Le rêve de mon père, et son art, était la peinture. Mais il n’émergea pas. Et comme il fallait faire bouillir la marmite, il vivait de la photographie, son métier, dans lequel il excellait, jusqu’au jour où son ophtalmologue lui conseilla fortement de s’orienter vers autre chose s’il ne voulait pas perdre la vue. Il devint donc gérant de cinéma, un cinéma qui eut ses aventures aussi. Ce dernier servit de refuge pour un régiment belge « oublié » par le gouvernement le jour de l’indépendance, puis plus tard, il devint une base de repli au centre-ville et la cantine de l’ONU lors de la guerre du Katanga (Shaba).Pendant cette période de troubles, je découvris et la Belgique et la guerre, cette dernière vue de dedans et vue de dehors. Cette dernière vision affichait, en quelques minutes sur un écran de télévision, les scènes les plus émouvantes capturées sur des milliers de kilomètres carrés. Et encore, il s’agissait uniquement des zones où les reporters se trouvaient relativement à l’abri. Cette vision du monde m’avait définitivement marqué, ajoutez à celle-là l’art que me transmettait mon père de lire les images, ce qu’elles montraient, ce qu’elles disaient, ce qu’elles voulaient faire voir et ce qu’elles avaient oublié de cacher. Très tôt, j’appris à douter de l’image.

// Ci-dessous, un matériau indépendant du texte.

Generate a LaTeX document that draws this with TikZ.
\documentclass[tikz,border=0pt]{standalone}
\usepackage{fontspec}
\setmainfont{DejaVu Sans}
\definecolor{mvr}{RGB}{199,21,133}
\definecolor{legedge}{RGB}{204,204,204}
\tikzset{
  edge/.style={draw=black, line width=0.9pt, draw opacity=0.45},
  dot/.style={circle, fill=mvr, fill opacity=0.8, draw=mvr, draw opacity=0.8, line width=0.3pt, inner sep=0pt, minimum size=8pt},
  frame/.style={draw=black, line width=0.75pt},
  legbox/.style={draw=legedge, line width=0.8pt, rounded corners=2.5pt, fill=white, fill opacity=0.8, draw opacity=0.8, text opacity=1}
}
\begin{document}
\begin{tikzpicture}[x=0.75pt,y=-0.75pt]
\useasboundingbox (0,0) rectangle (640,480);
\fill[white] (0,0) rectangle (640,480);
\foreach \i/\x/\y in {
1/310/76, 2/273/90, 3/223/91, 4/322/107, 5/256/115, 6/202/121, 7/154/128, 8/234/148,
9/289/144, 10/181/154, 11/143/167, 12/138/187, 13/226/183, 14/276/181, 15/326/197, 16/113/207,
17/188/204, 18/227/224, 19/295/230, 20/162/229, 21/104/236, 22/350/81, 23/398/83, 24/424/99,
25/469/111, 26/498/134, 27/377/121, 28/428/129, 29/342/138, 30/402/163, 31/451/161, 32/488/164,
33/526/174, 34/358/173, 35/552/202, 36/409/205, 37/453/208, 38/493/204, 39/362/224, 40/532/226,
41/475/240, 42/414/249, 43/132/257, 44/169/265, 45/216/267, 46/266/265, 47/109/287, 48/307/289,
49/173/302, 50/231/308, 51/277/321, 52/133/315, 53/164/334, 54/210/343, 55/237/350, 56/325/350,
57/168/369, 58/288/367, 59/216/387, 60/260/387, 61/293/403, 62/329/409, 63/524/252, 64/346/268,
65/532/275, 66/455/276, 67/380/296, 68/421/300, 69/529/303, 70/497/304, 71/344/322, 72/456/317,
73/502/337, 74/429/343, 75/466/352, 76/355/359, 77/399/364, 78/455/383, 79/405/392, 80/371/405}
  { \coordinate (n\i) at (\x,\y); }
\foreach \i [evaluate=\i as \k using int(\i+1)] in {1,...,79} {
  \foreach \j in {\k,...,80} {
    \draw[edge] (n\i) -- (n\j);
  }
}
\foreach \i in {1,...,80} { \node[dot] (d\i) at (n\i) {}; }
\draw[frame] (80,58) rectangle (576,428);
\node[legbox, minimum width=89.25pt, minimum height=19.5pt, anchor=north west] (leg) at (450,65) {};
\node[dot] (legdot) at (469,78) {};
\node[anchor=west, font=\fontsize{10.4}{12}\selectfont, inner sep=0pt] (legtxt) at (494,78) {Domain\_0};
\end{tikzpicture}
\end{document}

Mes parents, comme tant d’autres, m’avaient transmis par procuration la réalisation de leurs rêves de reconnaissance sociale. Malheureusement pour eux, je n’étais pas le candidat qu’il fallait, car je suis un hyper émotif lent.
Longtemps, j’ai cru que j’étais timide et pourtant je sentais que cette définition ne collait pas. Il m’a fallu toute une vie pour comprendre ces mécanismes, et pour les accepter. Mais grâce à cela, très tôt, je me suis intéressé à la psychologie et tout ce qui pouvait s’y rapporter. L’intelligence m’a très rapidement fasciné autant que les étoiles.

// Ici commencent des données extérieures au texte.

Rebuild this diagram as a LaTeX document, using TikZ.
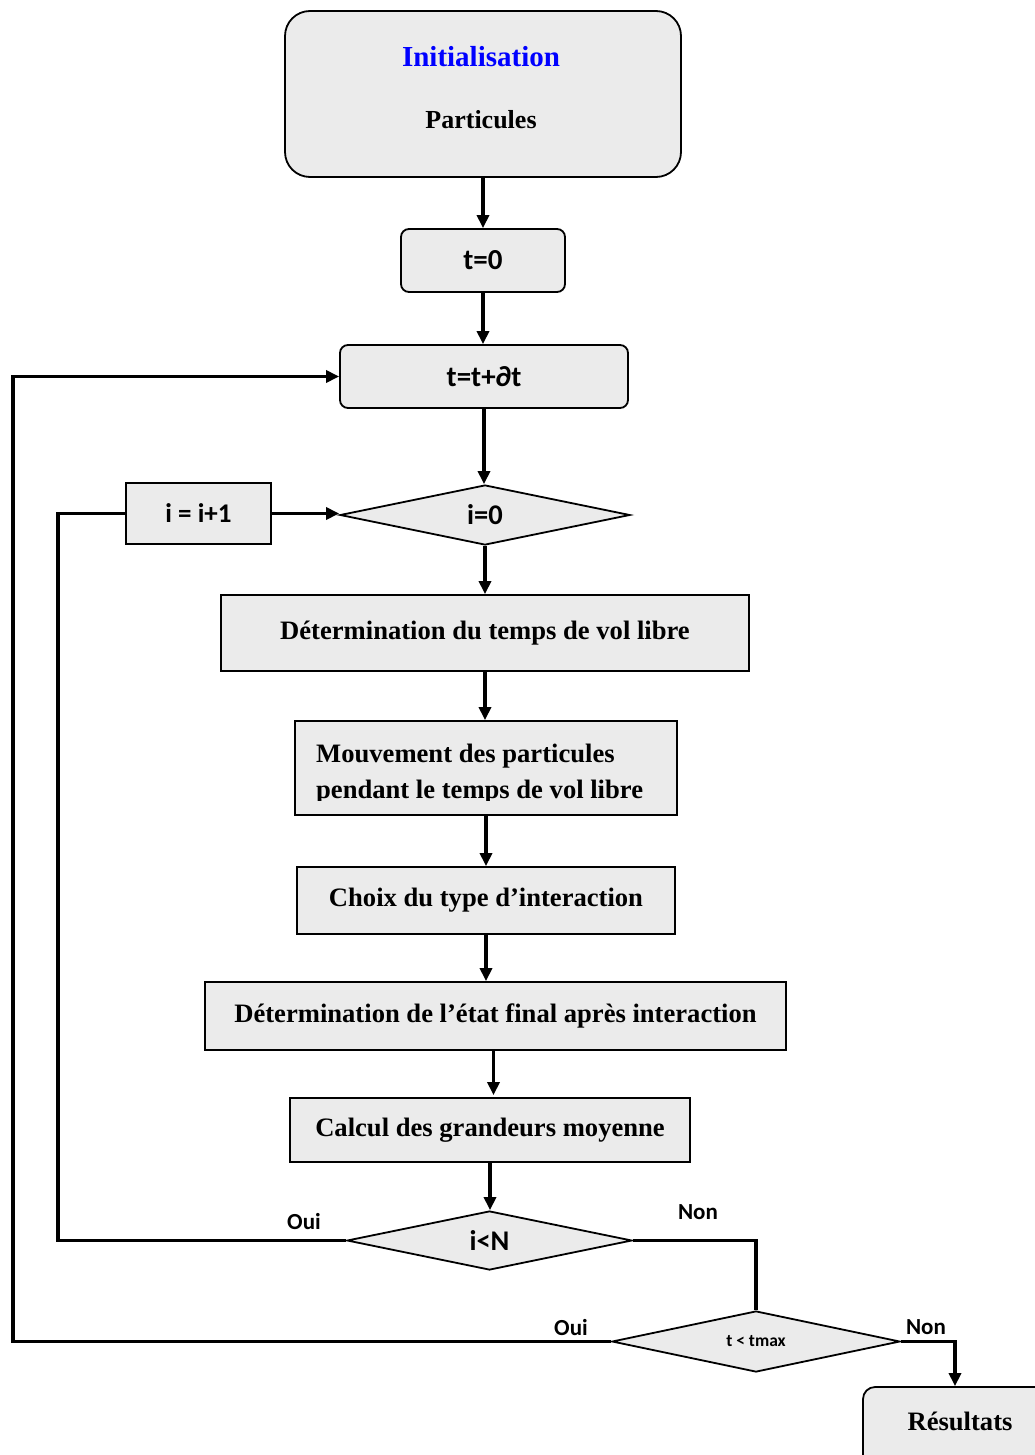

Mon attirance pour l’espace ne diminua pas pour autant. Était-ce à cause des cieux lumineux de la savane en saisons sèches ? Ou était-ce le désappointement de voir l’humain se chamailler ou se battre à mort, pour sauvegarder sa langue ou ses richesses de tout type ? Chacun, évidemment, ayant mille raisons valables de son point de vue, de résister ou de combattre.